O objetivo era trazer uma nostalgia renovada, revivendo a emoção das músicas marcantes de sua carreira. Essa era a proposta. No entanto, o que chega aos ouvidos do público é algo extremamente pobre, resultando, no final, em uma reflexão (ou não, depende de você) um tanto problemática sobre intenção e, principalmente, reinvenção.

Na execução, a solução para tudo isso pareceu apenas uma: entrar no estúdio após anos, deixar qualquer desespero criativo (por números ou o que seja) assumir o controle e criar uma variação de peças envoltas de melodias desinteressantes, grooves utilitários e desempenhos vocais que não ditam nada.

Ao longo das 11 faixas, há divisores de água desconfortáveis de se enfrentar. Esse projeto pode ser visto tanto como o ponto mais baixo da carreira de Katy quanto como um exemplo do que um artista jamais deve fazer ou sequer considerar.

Acima de tudo, “143” tenta expressar a necessidade de reinvenção. E é justamente nesse ponto que reside tanto a empolgação e a ambição quanto o erro, ao tentar fazer tudo valer a pena. No entanto, o que se perde é a atenção necessária para compreender que estar completamente envolvido na produção é vital — essa é a maior falha da obra. Em um cenário onde a coesão de um álbum depende da falta de cuidado com os detalhes, o oco disco acerta em cheio em sua proposta.

Absolutamente nenhuma montagem musical em momento algum pode ter apenas um único sentimento e linha de ritmo, parece que o registro inteiro daria um pedaço de uma só música de 6 minutos caso abracasse com apetite o ritmo dance. Nesse cenário, faixas como “GORGEOUS” e “NIRVANA” teriam força ainda maior e o estilo non-stop ganharia um notório espaço dentre álbuns que vimos isso recentemente. 
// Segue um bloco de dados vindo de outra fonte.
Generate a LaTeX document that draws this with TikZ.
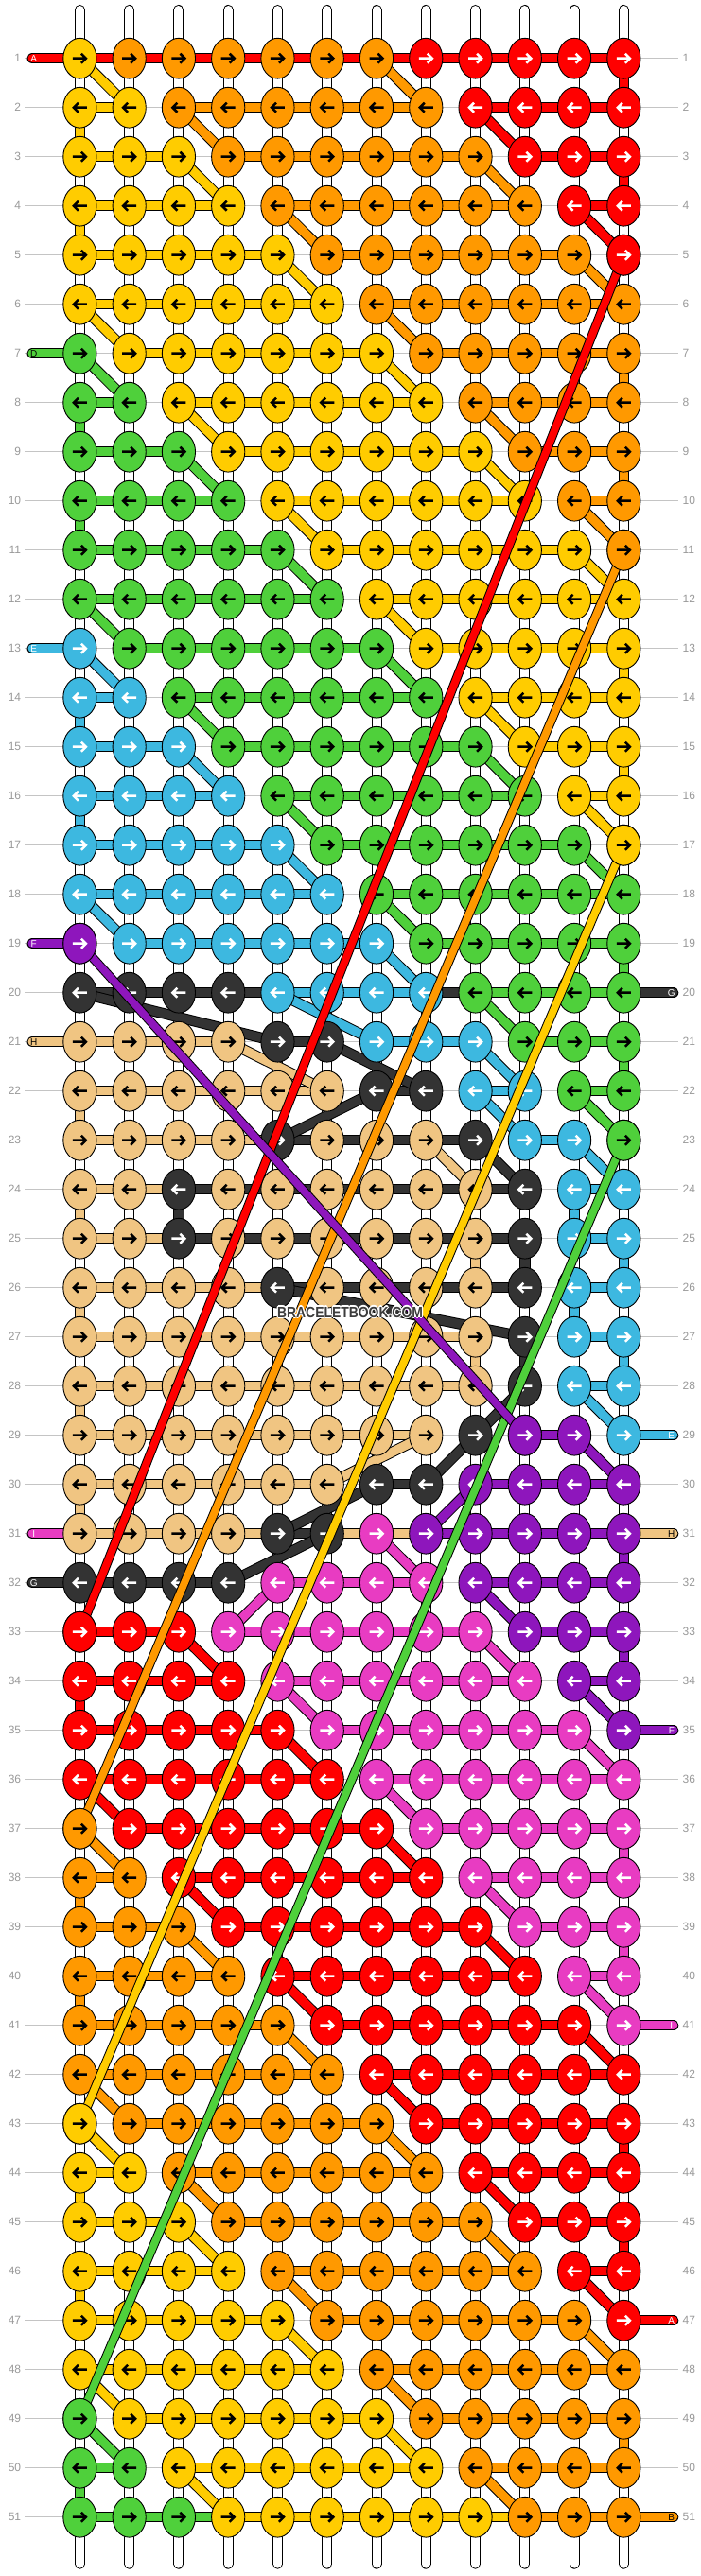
\documentclass[tikz,border=0pt]{standalone}
\usepackage{fontspec}
\setmainfont{Liberation Sans}
\usepackage{graphicx}
\usetikzlibrary{shapes.geometric}
\definecolor{cY}{HTML}{FFCC00}
\definecolor{cO}{HTML}{FF9900}
\definecolor{cR}{HTML}{FF0000}
\definecolor{cG}{HTML}{4FD03B}
\definecolor{cB}{HTML}{3DB8E0}
\definecolor{cP}{HTML}{8E16BC}
\definecolor{cK}{HTML}{333333}
\definecolor{cT}{HTML}{F0C582}
\definecolor{cM}{HTML}{E83CC2}
\colorlet{aY}{black}\colorlet{aO}{black}\colorlet{aG}{black}\colorlet{aT}{black}
\colorlet{aR}{white}\colorlet{aB}{white}\colorlet{aP}{white}\colorlet{aK}{white}\colorlet{aM}{white}
\definecolor{lblgrey}{HTML}{999999}
\definecolor{linegrey}{HTML}{C4C4C4}
\definecolor{wmgrey}{HTML}{3C3C3C}
\tikzset{
  knot/.style={ellipse,draw=black,line width=0.9pt,minimum width=35.2pt,minimum height=42.8pt,inner sep=0pt},
  barout/.style={line width=11.4pt,draw=black},
  barin/.style={line width=9.4pt},
  longout/.style={line width=9.8pt,draw=black},
  longin/.style={line width=7.8pt},
  strout/.style={line width=11pt,draw=black,line cap=round},
  strin/.style={line width=9pt,draw=white,line cap=round},
  arrowline/.style={line width=2.5pt,line cap=butt,line join=miter},
  rowline/.style={line width=1.2pt,draw=linegrey},
  rowlbl/.style={inner sep=0pt,text=lblgrey,font=\fontsize{12}{12}\selectfont},
  pilltxt/.style={inner sep=0pt,font=\fontsize{10}{10}\selectfont},
  wm/.style={inner sep=0pt,font=\fontsize{16}{16}\selectfont\bfseries}
}
\newcommand\knotarrow[3]{%
  \pgfmathsetmacro\kdir{ifthenelse(mod(#1,2)==1,1,-1)}%
  \begin{scope}[shift={(p-#1-#2)},xscale=\kdir]
    \draw[arrowline,draw=a#3] (-7.5,0) -- (6,0) (1.5,-5) -- (6.5,0) -- (1.5,5);
  \end{scope}}
\def\knotdata{%
{Y,O,O,O,O,O,O,R,R,R,R,R},%
{Y,Y,O,O,O,O,O,O,R,R,R,R},%
{Y,Y,Y,O,O,O,O,O,O,R,R,R},%
{Y,Y,Y,Y,O,O,O,O,O,O,R,R},%
{Y,Y,Y,Y,Y,O,O,O,O,O,O,R},%
{Y,Y,Y,Y,Y,Y,O,O,O,O,O,O},%
{G,Y,Y,Y,Y,Y,Y,O,O,O,O,O},%
{G,G,Y,Y,Y,Y,Y,Y,O,O,O,O},%
{G,G,G,Y,Y,Y,Y,Y,Y,O,O,O},%
{G,G,G,G,Y,Y,Y,Y,Y,Y,O,O},%
{G,G,G,G,G,Y,Y,Y,Y,Y,Y,O},%
{G,G,G,G,G,G,Y,Y,Y,Y,Y,Y},%
{B,G,G,G,G,G,G,Y,Y,Y,Y,Y},%
{B,B,G,G,G,G,G,G,Y,Y,Y,Y},%
{B,B,B,G,G,G,G,G,G,Y,Y,Y},%
{B,B,B,B,G,G,G,G,G,G,Y,Y},%
{B,B,B,B,B,G,G,G,G,G,G,Y},%
{B,B,B,B,B,B,G,G,G,G,G,G},%
{P,B,B,B,B,B,B,G,G,G,G,G},%
{K,K,K,K,B,B,B,B,G,G,G,G},%
{T,T,T,T,K,K,B,B,B,G,G,G},%
{T,T,T,T,T,T,K,K,B,B,G,G},%
{T,T,T,T,K,T,T,T,K,B,B,G},%
{T,T,K,T,T,T,T,T,T,K,B,B},%
{T,T,K,T,T,T,T,T,T,K,B,B},%
{T,T,T,T,K,T,T,T,T,K,B,B},%
{T,T,T,T,T,T,T,T,T,K,B,B},%
{T,T,T,T,T,T,T,T,T,K,B,B},%
{T,T,T,T,T,T,T,T,K,P,P,B},%
{T,T,T,T,T,T,K,K,P,P,P,P},%
{T,T,T,T,K,K,M,P,P,P,P,P},%
{K,K,K,K,M,M,M,M,P,P,P,P},%
{R,R,R,M,M,M,M,M,M,P,P,P},%
{R,R,R,R,M,M,M,M,M,M,P,P},%
{R,R,R,R,R,M,M,M,M,M,M,P},%
{R,R,R,R,R,R,M,M,M,M,M,M},%
{O,R,R,R,R,R,R,M,M,M,M,M},%
{O,O,R,R,R,R,R,R,M,M,M,M},%
{O,O,O,R,R,R,R,R,R,M,M,M},%
{O,O,O,O,R,R,R,R,R,R,M,M},%
{O,O,O,O,O,R,R,R,R,R,R,M},%
{O,O,O,O,O,O,R,R,R,R,R,R},%
{Y,O,O,O,O,O,O,R,R,R,R,R},%
{Y,Y,O,O,O,O,O,O,R,R,R,R},%
{Y,Y,Y,O,O,O,O,O,O,R,R,R},%
{Y,Y,Y,Y,O,O,O,O,O,O,R,R},%
{Y,Y,Y,Y,Y,O,O,O,O,O,O,R},%
{Y,Y,Y,Y,Y,Y,O,O,O,O,O,O},%
{G,Y,Y,Y,Y,Y,Y,O,O,O,O,O},%
{G,G,Y,Y,Y,Y,Y,Y,O,O,O,O},%
{G,G,G,Y,Y,Y,Y,Y,Y,O,O,O}}
\expandafter\def\csname ovr1\endcsname{R,R,R,R,R,R,R,R,R,R,R}
\expandafter\def\csname ovr20\endcsname{K,K,K,K,B,B,B,K,G,G,G}
\expandafter\def\csname ovr23\endcsname{T,T,T,T,K,K,K,K,n,B,n}
\expandafter\def\csname ovr24\endcsname{T,T,K,K,K,K,K,K,K,n,B}
\expandafter\def\csname ovr25\endcsname{T,T,K,K,K,K,K,K,K,n,B}
\expandafter\def\csname ovr26\endcsname{T,T,T,T,K,K,K,K,K,n,B}
\expandafter\def\csname ovr31\endcsname{T,T,T,T,K,T,T,P,P,P,P}
\expandafter\def\csname ovr51\endcsname{G,G,G,Y,Y,Y,Y,Y,Y,O,O}
\def\conns{1/1/2/Y,1/7/8/O,1/12/12/R,%
2/1/1/Y,2/3/4/O,2/9/10/R,%
3/3/4/Y,3/9/10/O,3/12/12/R,%
4/1/1/Y,4/5/6/O,4/11/12/R,%
5/5/6/Y,5/11/12/O,%
6/1/2/Y,6/7/8/O,%
7/1/2/G,7/7/8/Y,7/12/12/O,%
8/1/1/G,8/3/4/Y,8/9/10/O,%
9/3/4/G,9/9/10/Y,9/12/12/O,%
10/1/1/G,10/5/6/Y,10/11/12/O,%
11/5/6/G,11/11/12/Y,%
12/1/2/G,12/7/8/Y,%
13/1/2/B,13/7/8/G,13/12/12/Y,%
14/1/1/B,14/3/4/G,14/9/10/Y,%
15/3/4/B,15/9/10/G,15/12/12/Y,%
16/1/1/B,16/5/6/G,16/11/12/Y,%
17/5/6/B,17/11/12/G,%
18/1/2/B,18/7/8/G,%
19/7/8/B,19/12/12/G,%
20/1/5/K,20/5/7/B,20/9/10/G,%
21/4/6/T,21/6/8/K,21/9/10/B,21/12/12/G,%
22/1/1/T,22/7/5/K,22/9/10/B,22/11/12/G,%
23/8/9/T,23/9/10/K,23/11/12/B,%
24/1/1/T,24/3/3/K,24/11/11/B,%
25/9/9/T,25/10/10/K,25/12/12/B,%
26/1/1/T,26/5/10/K,26/11/11/B,%
27/9/9/T,27/10/10/K,27/12/12/B,%
28/1/1/T,28/10/9/K,28/11/12/B,%
29/8/6/T,29/9/8/K,29/11/12/P,%
30/1/1/T,30/7/5/K,30/9/8/P,%
31/6/4/K,31/7/8/M,31/12/12/P,%
32/5/4/M,32/9/10/P,%
33/3/4/R,33/9/10/M,33/12/12/P,%
34/1/1/R,34/5/6/M,34/11/12/P,%
35/5/6/R,35/11/12/M,%
36/1/2/R,36/7/8/M,%
37/1/2/O,37/7/8/R,37/12/12/M,%
38/1/1/O,38/3/4/R,38/9/10/M,%
39/3/4/O,39/9/10/R,39/12/12/M,%
40/1/1/O,40/5/6/R,40/11/12/M,%
41/5/6/O,41/11/12/R,%
42/1/2/O,42/7/8/R,%
43/1/2/Y,43/7/8/O,43/12/12/R,%
44/1/1/Y,44/3/4/O,44/9/10/R,%
45/3/4/Y,45/9/10/O,45/12/12/R,%
46/1/1/Y,46/5/6/O,46/11/12/R,%
47/5/6/Y,47/11/12/O,%
48/1/2/Y,48/7/8/O,%
49/1/2/G,49/7/8/Y,49/12/12/O,%
50/1/1/G,50/3/4/Y,50/9/10/O}
\begin{document}
\begin{tikzpicture}[x=1pt,y=-1pt]
\useasboundingbox (0,0) rectangle (740,2724);
\fill[white] (0,0) rectangle (740,2724);
% knot positions
\foreach \ri in {1,...,51}{\foreach \ci in {1,...,12}{%
  \coordinate (p-\ri-\ci) at ({84.4+(\ci-1)*52.27},{61.7+(\ri-1)*52});}}
% row guide lines and numbers
\foreach \ri in {1,...,51}{%
  \coordinate (gl-\ri) at (26,{61.7+(\ri-1)*52});
  \coordinate (gr-\ri) at (717.3,{61.7+(\ri-1)*52});
  \draw[rowline] (gl-\ri) -- (gr-\ri);
  \node[rowlbl,anchor=east] (ll-\ri) at (22.3,{61.7+(\ri-1)*52}) {\ri};
  \node[rowlbl,anchor=west] (lr-\ri) at (721.5,{61.7+(\ri-1)*52}) {\ri};
}
% base strings
\foreach \ci in {1,...,12}{%
  \coordinate (st-\ci) at ({84.4+(\ci-1)*52.27},10.5);
  \coordinate (sb-\ci) at ({84.4+(\ci-1)*52.27},2711.2);
  \draw[strout] (st-\ci) -- (sb-\ci);
  \draw[strin] (st-\ci) -- (sb-\ci);
}
% entering / leaving strings (pills)
\foreach \ri/\cl/\lt/\tc in {1/R/A/white,7/G/D/black,13/B/E/white,19/P/F/white,21/T/H/black,31/M/I/white,32/K/G/white}{%
  \coordinate (pl-\ri) at (34.2,{61.7+(\ri-1)*52});
  \draw[barout,line cap=round] (pl-\ri) -- (p-\ri-1);
  \draw[barin,line cap=round,draw=c\cl] (pl-\ri) -- (p-\ri-1);
  \node[pilltxt,text=\tc] (plt-\ri) at (35.8,{61.7+(\ri-1)*52}) {\lt};
}
\foreach \ri/\cl/\lt/\tc in {20/K/G/white,29/B/E/white,31/T/H/black,35/P/F/white,41/M/I/white,47/R/A/white,51/O/B/black}{%
  \coordinate (pr-\ri) at (711.6,{61.7+(\ri-1)*52});
  \draw[barout,line cap=round] (p-\ri-12) -- (pr-\ri);
  \draw[barin,line cap=round,draw=c\cl] (p-\ri-12) -- (pr-\ri);
  \node[pilltxt,text=\tc] (prt-\ri) at (709.8,{61.7+(\ri-1)*52}) {\lt};
}
% horizontal bars
\foreach \row [count=\ri] in \knotdata {%
  \ifcsname ovr\ri\endcsname
    \expandafter\let\expandafter\ovl\csname ovr\ri\endcsname
    \foreach \bc [count=\ci] in \ovl {%
      \if n\bc\else
        \pgfmathtruncatemacro\cn{\ci+1}%
        \draw[barout] (p-\ri-\ci) -- (p-\ri-\cn);
        \draw[barin,draw=c\bc] (p-\ri-\ci) -- (p-\ri-\cn);
      \fi}%
  \else
    \foreach \col [count=\ci, remember=\col as \prv (initially x)] in \row {%
      \edef\kA{\col}\edef\kB{\prv}%
      \ifx\kA\kB
        \pgfmathtruncatemacro\cm{\ci-1}%
        \draw[barout] (p-\ri-\cm) -- (p-\ri-\ci);
        \draw[barin,draw=c\col] (p-\ri-\cm) -- (p-\ri-\ci);
      \fi}%
  \fi
}
% connections between rows
\foreach \ri/\ca/\cb/\cl in \conns {%
  \pgfmathtruncatemacro\rn{\ri+1}%
  \draw[barout] (p-\ri-\ca) -- (p-\rn-\cb);
  \draw[barin,draw=c\cl] (p-\ri-\ca) -- (p-\rn-\cb);
}
% knots
\foreach \row [count=\ri] in \knotdata {%
  \foreach \col [count=\ci] in \row {%
    \node[knot,fill=c\col] (k-\ri-\ci) at (p-\ri-\ci) {};
    \knotarrow{\ri}{\ci}{\col}%
  }%
}
% long diagonal strings
\foreach \ra/\ca/\rb/\cb/\cl in {5/12/33/1/R,11/12/37/1/O,17/12/43/1/Y,23/12/49/1/G,19/1/29/10/P}{%
  \draw[longout] (k-\ra-\ca.center) -- (k-\rb-\cb.center);
  \draw[longin,draw=c\cl] (k-\ra-\ca.center) -- (k-\rb-\cb.center);
}
\foreach \ri/\ci/\cl in {5/12/R,33/1/R,11/12/O,37/1/O,17/12/Y,43/1/Y,23/12/G,49/1/G,19/1/P,29/10/P}{%
  \filldraw[fill=c\cl,draw=black,line width=0.9pt] (p-\ri-\ci) ellipse [x radius=17.6,y radius=21.4];
  \knotarrow{\ri}{\ci}{\cl}%
}
% watermark
\foreach \dx/\dy [count=\i] in {-1.2/0,1.2/0,0/-1.2,0/1.2,-0.9/-0.9,0.9/0.9,-0.9/0.9,0.9/-0.9}{%
  \node[wm,text=white] (wmh-\i) at ({370+\dx},{1387.5+\dy}) {\scalebox{0.87}[1]{BRACELETBOOK.COM}};
}
\node[wm,text=wmgrey] (wm) at (370,1387.5) {\scalebox{0.87}[1]{BRACELETBOOK.COM}};
\end{tikzpicture}
\end{document}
Todo projeto musical, especialmente no contexto que estamos discutindo, precisa se sustentar em vários pilares. Os mais básicos são: vocais, tonalidades, coesão e composição. Não é necessário que seja experimental ou conceitual, mas deve, sim, ter ousadia. Não precisa ser excessivamente complexo, mas deve trazer, ao menos, um toque de inovação. O segredo é se apoiar nas suas próprias lacunas e transformar elas em pontos de força.

Mesmo os ouvintes mais leigos conseguem perceber que toda a pulsação e estética de “143” revelam uma produção cheia de reciclagens estranhíssimas. Cada faixa parece algo já ouvido antes, com várias músicas começando pelo refrão e se repetindo ao longo do caminho, abusando do percurso com abuso de efeitos. Os redundantes frenesis das canções chegam a ser absurdos para uma artista como Katy, que tem momentos como “Walking On Air” na discografia.

A sensação que fica é que faltou coragem de se arriscar, saindo do espaço de conforto e intuito de “apenas se divertir” ao som de batidas genéricas — como se isso fosse apenas o real e a única necessidade. Aqui, infelizmente, todos esses pontos negativos são executados com grande força, resultando em algo negativamente datado. Katy parece errar a chance de atenuar um projeto em seu tempo de carreira, momento esse que é crucial para uma artista tão reverberativa, junto da oportunidade de se destacar em um ano repleto de novos e brilhantes artistas e projetos com um disco mergulhado no dance (estilo incrível e gigante).

O sucesso de recentes faixas como “Espresso” — essa carrega muito daquele tom lírico divertido de Katy —, de Sabrina Carpenter, e “Good Luck, Babe!”, de Chappel Roan, e a pista dance muito bem feita da veterana Ariana Grande com “yes, and?”, prova que o mundo hoje gira um pouco sim em volta do que ela costumava colocar em prática em seus tempos gloriosos, mas com a condição mínima daquela peculiaridade que atrai e faz o ouvinte se deslocar de tudo e apenas curtir.

Com tantas opções refrescantes que se reinventam usando a própria Katy como inspiração, é essencial entender que o mundo da música é dinâmico e em constante mutação. Não é possível recuperar o brilho sem antes compreender — ou ao menos tentar — o que significa se transformar continuamente naquilo que não vem sendo feito.

Com o efeito imediatista de redes sociais a parte, por que pensar que passaríamos a gostar de músicas feitas com pouquíssimos sentimentos? Sem demérito algum, mas onde está a intenção, cuidado e atenção? Se isso passa despercebido, o caos negativo ocasiona em uma tarefa e não num projeto verdadeiro e repleto de amor.

Talvez, por um momento, não devêssemos considerar peças como o “143” algo grandioso e bom o suficiente para o que uma legião de fãs verdadeiramente merece.